● **Provided information**
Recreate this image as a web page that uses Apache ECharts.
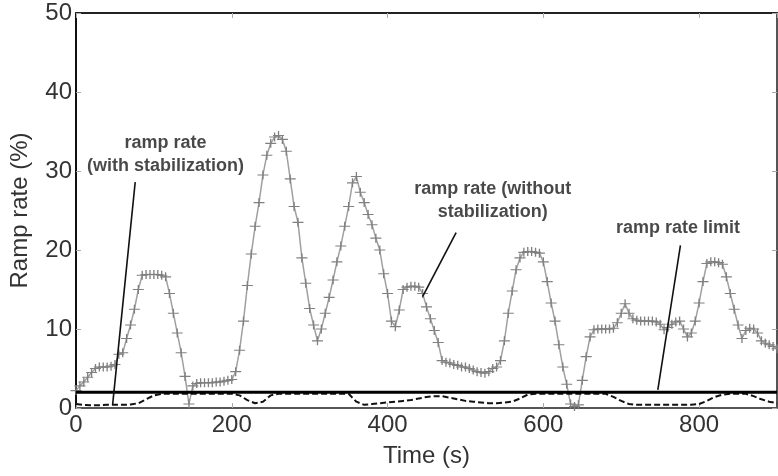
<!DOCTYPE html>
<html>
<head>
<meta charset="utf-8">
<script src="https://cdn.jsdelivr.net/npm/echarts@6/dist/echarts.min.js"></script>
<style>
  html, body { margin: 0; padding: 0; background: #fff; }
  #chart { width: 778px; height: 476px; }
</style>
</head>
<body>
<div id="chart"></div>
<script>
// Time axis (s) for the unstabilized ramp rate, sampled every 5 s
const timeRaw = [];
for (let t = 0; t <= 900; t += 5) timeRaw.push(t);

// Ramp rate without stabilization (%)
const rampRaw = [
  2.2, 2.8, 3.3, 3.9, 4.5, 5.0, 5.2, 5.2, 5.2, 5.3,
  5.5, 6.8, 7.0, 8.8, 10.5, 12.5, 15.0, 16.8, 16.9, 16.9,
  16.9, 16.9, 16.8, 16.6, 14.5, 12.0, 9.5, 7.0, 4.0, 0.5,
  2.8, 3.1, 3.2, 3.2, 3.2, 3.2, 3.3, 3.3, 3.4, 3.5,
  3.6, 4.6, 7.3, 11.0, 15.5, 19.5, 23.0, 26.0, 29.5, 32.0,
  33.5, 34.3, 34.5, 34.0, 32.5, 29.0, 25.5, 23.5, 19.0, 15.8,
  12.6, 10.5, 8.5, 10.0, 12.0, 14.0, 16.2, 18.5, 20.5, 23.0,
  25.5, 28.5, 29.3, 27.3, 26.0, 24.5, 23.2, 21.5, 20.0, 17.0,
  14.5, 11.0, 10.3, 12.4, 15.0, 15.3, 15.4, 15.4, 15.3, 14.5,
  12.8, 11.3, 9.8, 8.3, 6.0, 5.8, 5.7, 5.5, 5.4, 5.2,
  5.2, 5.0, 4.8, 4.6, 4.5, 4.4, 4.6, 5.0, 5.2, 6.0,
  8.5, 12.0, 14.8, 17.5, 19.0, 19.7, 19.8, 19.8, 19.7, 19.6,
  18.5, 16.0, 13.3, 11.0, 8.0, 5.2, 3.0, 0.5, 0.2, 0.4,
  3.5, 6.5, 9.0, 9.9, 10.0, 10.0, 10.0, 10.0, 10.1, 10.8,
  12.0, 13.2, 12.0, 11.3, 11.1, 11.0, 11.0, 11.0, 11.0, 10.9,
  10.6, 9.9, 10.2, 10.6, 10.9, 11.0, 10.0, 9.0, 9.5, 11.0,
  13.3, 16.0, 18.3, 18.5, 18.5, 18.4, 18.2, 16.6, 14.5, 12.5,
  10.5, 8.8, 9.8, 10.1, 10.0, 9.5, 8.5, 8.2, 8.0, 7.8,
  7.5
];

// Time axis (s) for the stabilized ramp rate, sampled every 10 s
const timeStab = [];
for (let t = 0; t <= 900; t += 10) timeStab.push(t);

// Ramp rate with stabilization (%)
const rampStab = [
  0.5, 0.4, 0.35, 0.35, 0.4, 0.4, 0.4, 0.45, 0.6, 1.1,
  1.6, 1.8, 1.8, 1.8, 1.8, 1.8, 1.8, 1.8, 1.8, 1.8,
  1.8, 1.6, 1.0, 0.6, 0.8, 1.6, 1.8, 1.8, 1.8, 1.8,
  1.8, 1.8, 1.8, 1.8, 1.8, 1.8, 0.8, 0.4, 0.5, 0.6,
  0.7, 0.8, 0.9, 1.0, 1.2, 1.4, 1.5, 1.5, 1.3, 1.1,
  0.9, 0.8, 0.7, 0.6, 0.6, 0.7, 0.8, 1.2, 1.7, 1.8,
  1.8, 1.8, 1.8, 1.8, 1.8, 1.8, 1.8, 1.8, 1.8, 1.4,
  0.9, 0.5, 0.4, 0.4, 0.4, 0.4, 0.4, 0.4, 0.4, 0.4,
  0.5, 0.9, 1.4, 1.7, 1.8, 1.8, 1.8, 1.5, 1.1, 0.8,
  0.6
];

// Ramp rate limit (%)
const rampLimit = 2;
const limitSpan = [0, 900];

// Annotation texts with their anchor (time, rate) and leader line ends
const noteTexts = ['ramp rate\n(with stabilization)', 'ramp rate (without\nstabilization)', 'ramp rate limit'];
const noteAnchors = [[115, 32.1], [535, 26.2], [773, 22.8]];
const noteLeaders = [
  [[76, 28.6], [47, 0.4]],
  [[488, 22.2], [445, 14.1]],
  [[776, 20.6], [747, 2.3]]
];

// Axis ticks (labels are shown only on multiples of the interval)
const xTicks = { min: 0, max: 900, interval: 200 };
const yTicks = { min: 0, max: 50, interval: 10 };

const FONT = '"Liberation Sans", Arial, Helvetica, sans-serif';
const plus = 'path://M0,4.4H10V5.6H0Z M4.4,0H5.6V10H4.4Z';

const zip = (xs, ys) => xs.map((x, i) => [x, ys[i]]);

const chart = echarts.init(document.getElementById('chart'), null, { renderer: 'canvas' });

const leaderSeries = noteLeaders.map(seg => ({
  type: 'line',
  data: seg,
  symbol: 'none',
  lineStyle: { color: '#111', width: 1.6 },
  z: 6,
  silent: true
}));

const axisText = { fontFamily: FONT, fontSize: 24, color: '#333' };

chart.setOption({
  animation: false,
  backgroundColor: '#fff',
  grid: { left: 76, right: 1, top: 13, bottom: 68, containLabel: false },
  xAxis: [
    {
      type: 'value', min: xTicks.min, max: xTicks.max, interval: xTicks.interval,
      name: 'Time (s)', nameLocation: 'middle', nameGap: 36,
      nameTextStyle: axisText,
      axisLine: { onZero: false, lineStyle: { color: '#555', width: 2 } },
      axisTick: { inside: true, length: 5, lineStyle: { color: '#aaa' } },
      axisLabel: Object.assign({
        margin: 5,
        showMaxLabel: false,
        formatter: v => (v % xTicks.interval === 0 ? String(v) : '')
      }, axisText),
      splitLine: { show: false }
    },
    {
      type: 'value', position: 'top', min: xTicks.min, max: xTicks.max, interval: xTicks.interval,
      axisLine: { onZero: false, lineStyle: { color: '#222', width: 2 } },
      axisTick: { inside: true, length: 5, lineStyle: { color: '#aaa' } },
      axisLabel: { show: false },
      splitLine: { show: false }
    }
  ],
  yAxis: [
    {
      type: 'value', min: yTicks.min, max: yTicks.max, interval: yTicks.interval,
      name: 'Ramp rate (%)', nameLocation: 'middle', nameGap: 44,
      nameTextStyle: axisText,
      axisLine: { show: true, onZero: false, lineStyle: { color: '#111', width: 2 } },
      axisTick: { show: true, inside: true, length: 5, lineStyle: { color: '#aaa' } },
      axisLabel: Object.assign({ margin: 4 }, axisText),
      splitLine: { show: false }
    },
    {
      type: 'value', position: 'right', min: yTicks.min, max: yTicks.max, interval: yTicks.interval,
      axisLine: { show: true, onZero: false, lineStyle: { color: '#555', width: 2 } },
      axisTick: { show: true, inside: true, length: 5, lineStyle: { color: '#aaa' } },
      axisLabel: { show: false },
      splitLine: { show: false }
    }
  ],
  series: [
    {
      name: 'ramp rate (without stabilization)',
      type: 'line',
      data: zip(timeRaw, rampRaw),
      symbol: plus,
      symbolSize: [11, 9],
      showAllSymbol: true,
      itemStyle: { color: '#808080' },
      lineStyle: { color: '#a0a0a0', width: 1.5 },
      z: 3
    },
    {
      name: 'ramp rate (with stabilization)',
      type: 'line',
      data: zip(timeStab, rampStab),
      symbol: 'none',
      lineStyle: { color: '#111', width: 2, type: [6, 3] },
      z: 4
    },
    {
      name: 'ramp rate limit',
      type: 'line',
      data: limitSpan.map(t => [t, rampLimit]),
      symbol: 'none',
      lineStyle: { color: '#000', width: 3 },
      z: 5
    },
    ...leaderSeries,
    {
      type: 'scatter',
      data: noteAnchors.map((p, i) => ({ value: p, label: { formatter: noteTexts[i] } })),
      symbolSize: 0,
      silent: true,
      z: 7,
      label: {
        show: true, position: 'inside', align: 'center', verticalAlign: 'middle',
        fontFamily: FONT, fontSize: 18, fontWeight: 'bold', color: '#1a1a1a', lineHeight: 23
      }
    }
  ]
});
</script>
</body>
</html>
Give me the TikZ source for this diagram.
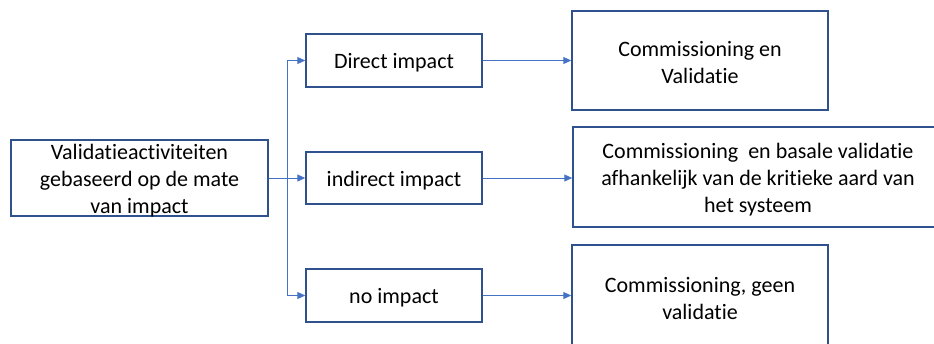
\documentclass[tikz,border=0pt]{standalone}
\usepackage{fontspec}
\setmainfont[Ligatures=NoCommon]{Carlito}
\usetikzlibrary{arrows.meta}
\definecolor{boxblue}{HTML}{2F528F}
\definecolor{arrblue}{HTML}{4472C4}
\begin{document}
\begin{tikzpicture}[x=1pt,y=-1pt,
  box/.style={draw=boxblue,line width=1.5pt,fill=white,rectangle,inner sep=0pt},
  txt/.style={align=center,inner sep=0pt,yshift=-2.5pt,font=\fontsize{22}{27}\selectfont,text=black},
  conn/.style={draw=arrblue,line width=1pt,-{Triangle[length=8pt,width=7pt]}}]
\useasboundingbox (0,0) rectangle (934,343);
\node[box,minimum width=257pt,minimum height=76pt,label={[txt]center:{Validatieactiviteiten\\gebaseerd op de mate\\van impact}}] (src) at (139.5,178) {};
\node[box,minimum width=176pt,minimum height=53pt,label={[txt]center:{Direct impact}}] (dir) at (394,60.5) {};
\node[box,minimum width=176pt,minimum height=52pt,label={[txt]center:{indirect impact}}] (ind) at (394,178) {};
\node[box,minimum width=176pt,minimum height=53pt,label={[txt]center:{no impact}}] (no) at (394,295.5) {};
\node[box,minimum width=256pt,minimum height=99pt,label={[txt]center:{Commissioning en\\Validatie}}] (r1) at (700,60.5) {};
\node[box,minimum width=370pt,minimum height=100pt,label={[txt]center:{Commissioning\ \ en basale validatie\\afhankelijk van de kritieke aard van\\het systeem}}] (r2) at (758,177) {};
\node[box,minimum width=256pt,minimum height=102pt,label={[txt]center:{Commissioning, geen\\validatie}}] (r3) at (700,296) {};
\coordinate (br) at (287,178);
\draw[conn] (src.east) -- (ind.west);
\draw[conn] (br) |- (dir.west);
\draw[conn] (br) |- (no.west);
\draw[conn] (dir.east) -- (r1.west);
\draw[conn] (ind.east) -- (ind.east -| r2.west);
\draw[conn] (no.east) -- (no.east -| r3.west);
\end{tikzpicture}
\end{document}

● **Written exercise**
Leave the pictures out, and restate exactly the lines from the start of the records through the one that contains "for (let t = 0; t <= 900; t += 5)".

● **Task response**
Recreate this image as a web page that uses Apache ECharts.
<!DOCTYPE html>
<html>
<head>
<meta charset="utf-8">
<script src="https://cdn.jsdelivr.net/npm/echarts@6/dist/echarts.min.js"></script>
<style>
  html, body { margin: 0; padding: 0; background: #fff; }
  #chart { width: 778px; height: 476px; }
</style>
</head>
<body>
<div id="chart"></div>
<script>
// Time axis (s) for the unstabilized ramp rate, sampled every 5 s
const timeRaw = [];
for (let t = 0; t <= 900; t += 5) timeRaw.push(t);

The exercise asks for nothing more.